As so often in the past, Radcliffe's latest performance was witnessed by both her proud parents, Pat and Peter, as well as her paternal grandmother, Olive. It also occasioned much celebration in the cafes and bars of the central marina around which Saturday's course wound, packed as they were with British holidaymakers taking time out from playing golf in order to enjoy an unexpected lunchtime treat.

While Radcliffe delivered a home-from-home victory, the ruthlessness of her approach denied the race any lasting element of excitement. By the time she had begun the second of her six scheduled laps the competition was between her and the clock.

The heat and the twists and turns of the course precluded her from challenging either Elana Meyer's official 1999 world best of 66min 44sec, or the unofficial mark of 65min 40sec she had set herself in winning the Great North Run a fortnight earlier. She did enough, however, to show she could run effectively in the kind of conditions she will face in Athens.

The disappointment of missing the summer's World Championships because of injury still lingers for Radcliffe, but her Indian summer of achievement is helping her to put that behind her. "I have to stop going back to it and concentrate on getting things right for next year," she said. So far, so good.

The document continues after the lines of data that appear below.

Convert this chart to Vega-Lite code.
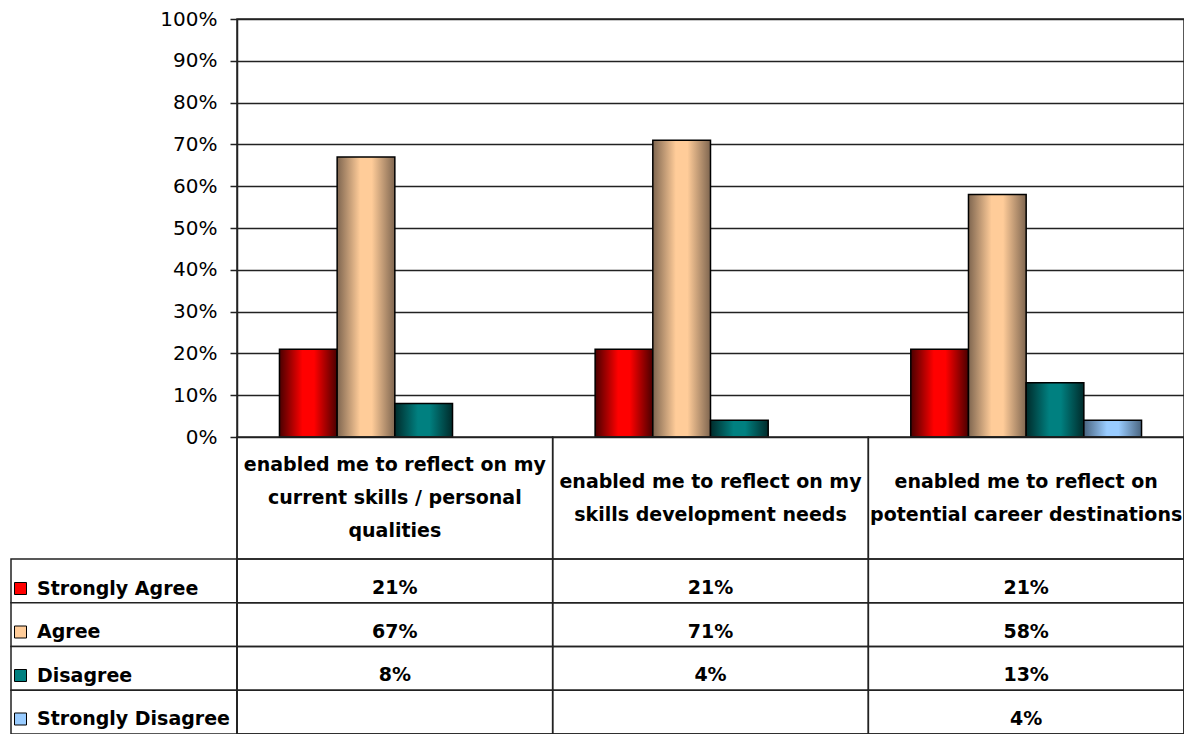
{
  "$schema": "https://vega.github.io/schema/vega-lite/v6.json",
  "padding": {"left": 10, "top": 8, "right": 0, "bottom": 0},
  "background": "white",
  "config": {
    "view": {"stroke": null},
    "font": "DejaVu Sans"
  },
  "datasets": {
    "table": [
      {"category": "enabled me to reflect on my current skills / personal qualities", "response": "Strongly Agree", "value": 0.21},
      {"category": "enabled me to reflect on my current skills / personal qualities", "response": "Agree", "value": 0.67},
      {"category": "enabled me to reflect on my current skills / personal qualities", "response": "Disagree", "value": 0.08},
      {"category": "enabled me to reflect on my current skills / personal qualities", "response": "Strongly Disagree", "value": null},
      {"category": "enabled me to reflect on my skills development needs", "response": "Strongly Agree", "value": 0.21},
      {"category": "enabled me to reflect on my skills development needs", "response": "Agree", "value": 0.71},
      {"category": "enabled me to reflect on my skills development needs", "response": "Disagree", "value": 0.04},
      {"category": "enabled me to reflect on my skills development needs", "response": "Strongly Disagree", "value": null},
      {"category": "enabled me to reflect on potential career destinations", "response": "Strongly Agree", "value": 0.21},
      {"category": "enabled me to reflect on potential career destinations", "response": "Agree", "value": 0.58},
      {"category": "enabled me to reflect on potential career destinations", "response": "Disagree", "value": 0.13},
      {"category": "enabled me to reflect on potential career destinations", "response": "Strongly Disagree", "value": 0.04}
    ],
    "cats": [
      {"category": "enabled me to reflect on my current skills / personal qualities", "row": "header", "lines": ["enabled me to reflect on my", "current skills / personal", "qualities"]},
      {"category": "enabled me to reflect on my skills development needs", "row": "header", "lines": ["enabled me to reflect on my", "skills development needs"]},
      {"category": "enabled me to reflect on potential career destinations", "row": "header", "lines": ["enabled me to reflect on", "potential career destinations"]}
    ],
    "responses": [
      {"response": "Strongly Agree"},
      {"response": "Agree"},
      {"response": "Disagree"},
      {"response": "Strongly Disagree"}
    ]
  },
  "hconcat": [
    {
      "width": 226,
      "height": 715,
      "data": {"name": "responses"},
      "mark": {"type": "rect", "fill": "white", "stroke": "#222", "strokeWidth": 1.5},
      "encoding": {
        "y": {"field": "response", "type": "nominal", "scale": {"domain": ["Strongly Agree", "Agree", "Disagree", "Strongly Disagree"], "range": [540, 715], "paddingInner": 0, "paddingOuter": 0}, "axis": null}
      }
    },
    {
      "width": 947,
      "height": 715,
      "view": {"stroke": "#222", "strokeWidth": 1.5},
      "layer": [
        {
          "data": {"name": "table"},
          "encoding": {
            "x": {"field": "category", "type": "nominal", "scale": {"domain": ["enabled me to reflect on my current skills / personal qualities", "enabled me to reflect on my skills development needs", "enabled me to reflect on potential career destinations"], "paddingInner": 0, "paddingOuter": 0}, "axis": null},
            "xOffset": {"field": "response", "type": "nominal", "scale": {"domain": ["Strongly Agree", "Agree", "Disagree", "Strongly Disagree"], "paddingInner": 0, "paddingOuter": 0.736}},
            "y": {"field": "value", "type": "quantitative", "scale": {"domain": [0, 1], "range": [418, 0], "nice": false},
              "axis": {"values": [0, 0.1, 0.2, 0.3, 0.4, 0.5, 0.6, 0.7, 0.8, 0.9, 1], "format": ".0%", "title": null, "grid": true, "gridColor": "#222", "gridWidth": 1.5, "domainColor": "#222", "domainWidth": 1.5, "tickColor": "#222", "tickWidth": 1.5, "tickSize": 7, "labelFont": "DejaVu Sans", "labelFontSize": 20, "labelColor": "black", "labelPadding": 13}}
          },
          "layer": [
            {
              "mark": {"type": "bar"},
              "encoding": {
                "color": {"field": "response", "type": "nominal",
                  "scale": {"domain": ["Strongly Agree", "Agree", "Disagree", "Strongly Disagree"], "range": ["#ff0000", "#ffcc99", "#008080", "#99ccff"]},
                  "legend": {"orient": "none", "legendX": 0, "legendY": 560, "title": null, "symbolType": "square", "symbolSize": 144, "symbolStrokeColor": "black", "symbolStrokeWidth": 1, "symbolOpacity": 1, "labelFont": "DejaVu Sans", "labelFontWeight": "bold", "labelFontSize": 19, "labelColor": "black", "labelLimit": 0, "rowPadding": 23.5, "labelOffset": 7, "padding": 0, "direction": "vertical"}}
              }
            },
            {
              "mark": {"type": "bar", "stroke": "black", "strokeWidth": 1.5},
              "encoding": {
                "fill": {
                  "condition": [
                    {"test": "datum.response === 'Strongly Agree'", "value": {"gradient": "linear", "stops": [{"offset": 0, "color": "#4a0000"}, {"offset": 0.4, "color": "#ff0000"}, {"offset": 0.6, "color": "#ff0000"}, {"offset": 1, "color": "#4a0000"}]}},
                    {"test": "datum.response === 'Agree'", "value": {"gradient": "linear", "stops": [{"offset": 0, "color": "#7f6650"}, {"offset": 0.4, "color": "#ffcc99"}, {"offset": 0.6, "color": "#ffcc99"}, {"offset": 1, "color": "#7f6650"}]}},
                    {"test": "datum.response === 'Disagree'", "value": {"gradient": "linear", "stops": [{"offset": 0, "color": "#002b2b"}, {"offset": 0.4, "color": "#008080"}, {"offset": 0.6, "color": "#008080"}, {"offset": 1, "color": "#002b2b"}]}}
                  ],
                  "value": {"gradient": "linear", "stops": [{"offset": 0, "color": "#4a6580"}, {"offset": 0.4, "color": "#99ccff"}, {"offset": 0.6, "color": "#99ccff"}, {"offset": 1, "color": "#4a6580"}]}
                }
              }
            }
          ]
        },
        {
          "data": {"name": "cats"},
          "encoding": {
            "x": {"field": "category", "type": "nominal", "scale": {"domain": ["enabled me to reflect on my current skills / personal qualities", "enabled me to reflect on my skills development needs", "enabled me to reflect on potential career destinations"], "paddingInner": 0, "paddingOuter": 0}, "axis": null},
            "y": {"field": "row", "type": "nominal", "scale": {"domain": ["header"], "range": [418, 540], "paddingInner": 0, "paddingOuter": 0}, "axis": null}
          },
          "layer": [
            {"mark": {"type": "rect", "fill": "transparent", "stroke": "#222", "strokeWidth": 1.5}},
            {
              "transform": [{"filter": "length(datum.lines) == 3"}],
              "mark": {"type": "text", "font": "DejaVu Sans", "fontWeight": "bold", "fontSize": 19, "lineHeight": 33, "baseline": "middle", "dy": -33, "color": "black"},
              "encoding": {"text": {"field": "lines"}}
            },
            {
              "transform": [{"filter": "length(datum.lines) == 2"}],
              "mark": {"type": "text", "font": "DejaVu Sans", "fontWeight": "bold", "fontSize": 19, "lineHeight": 33, "baseline": "middle", "dy": -16.5, "color": "black"},
              "encoding": {"text": {"field": "lines"}}
            }
          ]
        },
        {
          "data": {"name": "table"},
          "encoding": {
            "x": {"field": "category", "type": "nominal", "scale": {"domain": ["enabled me to reflect on my current skills / personal qualities", "enabled me to reflect on my skills development needs", "enabled me to reflect on potential career destinations"], "paddingInner": 0, "paddingOuter": 0}, "axis": null},
            "y": {"field": "response", "type": "nominal", "scale": {"domain": ["Strongly Agree", "Agree", "Disagree", "Strongly Disagree"], "range": [540, 715], "paddingInner": 0, "paddingOuter": 0}, "axis": null}
          },
          "layer": [
            {"mark": {"type": "rect", "fill": "transparent", "stroke": "#222", "strokeWidth": 1.5}},
            {
              "transform": [{"filter": "datum.value != null"}],
              "mark": {"type": "text", "font": "DejaVu Sans", "fontWeight": "bold", "fontSize": 19, "baseline": "middle", "color": "black"},
              "encoding": {
                "text": {"field": "value", "type": "quantitative", "format": ".0%"},
                "y": {"field": "response", "type": "nominal", "bandPosition": 0.66}
              }
            }
          ]
        }
      ],
      "resolve": {"scale": {"y": "independent"}}
    }
  ],
  "spacing": 0,
  "bounds": "flush"
}
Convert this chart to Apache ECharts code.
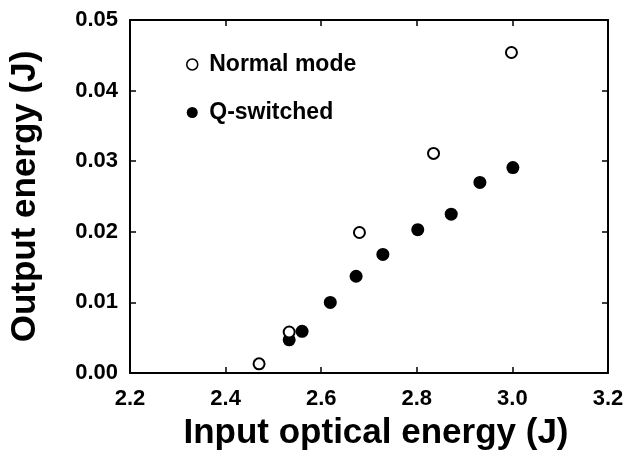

1 M Lel (Ken) 1hr 49sec; 2 J Fabiano (Tan) 1:00.52; 3 M Sulle (Tan) 1:00.58; 4 J Korir (Ken) 1:01.02; 5 J Yuda (Tan) 1:01.13; 6 Y Songoka (Ken) 1:01.18; 7 Z Tadesse (Eritrea) 1:01.26; 8 J Koech (Ken) 1:01.28; 9 T Tola (Eth) 1:01.35; 10 R Harroufi (Mor) 1:02.46; 11 D Adere (Eth) 1:02:47; 12 A Goumri (Mor) 1:02:59.

Men's team: 1 Tanzania 3hr 3min 1sec (F Joseph 1:00.52, M Hhaway Sulle 1:00.56, J Yuda 1:01.13); 2 Kenya 3:03.09 (M Lel 1:00.49, J Cheruiyot Korir 1:01.02, Y Songoka 1:01.18, J Koech 1:01.28, P Kirui DNS); 3 Ethiopia 3:07.34 (T Tola 1:01.35, D Adere 1:02.47, M Hailu 1:03.12, T Jifar 1:03.23, S Tsige 1:04.19).


1 P Radcliffe (GB) 1:07.35; 2 B Adere (Eth) 1:09.02; 3 B Johnson (Aus) 1:09.26; 4 L Grigoryeva (Rus) 1:09.32; 5 C Tomescu (Rom) 1:10.05; 6 A Zhilyayeva (Rus) 1:10.13; 7 L Biktasheva (Rus) 1:10.31; 8 S Chepkemei (Ken) 1:10.35; 9 M Takanaka (Japan) 1:10.36; 10 A Ivanova (Russia) 1:10.59; 11 H Javornik (Slovakia) 1:11.17; 12 S Mosqueda (US) 1:11.22.

Women's team: 1 Russia 3:30.16 (L Grigoryeva 1:09.32, A Zhilyayeva 1:10.13, L Biktasheva 1:10.31, A Ivanova 1:10.59, G Bogomolova 1:12.12); 2 Japan 3:34.23 (M Takanaka 1:10.36, T Kotorida 1:11.37, R Hagiwara 1:12.10, Y Hara 1:12.21); 3 Romania 3:35.07 (C Tomescu 1:10.05, L Talpos 1:12.02, N Olaru 1:13.00, I Olteanu DNF, M Botezan DNF).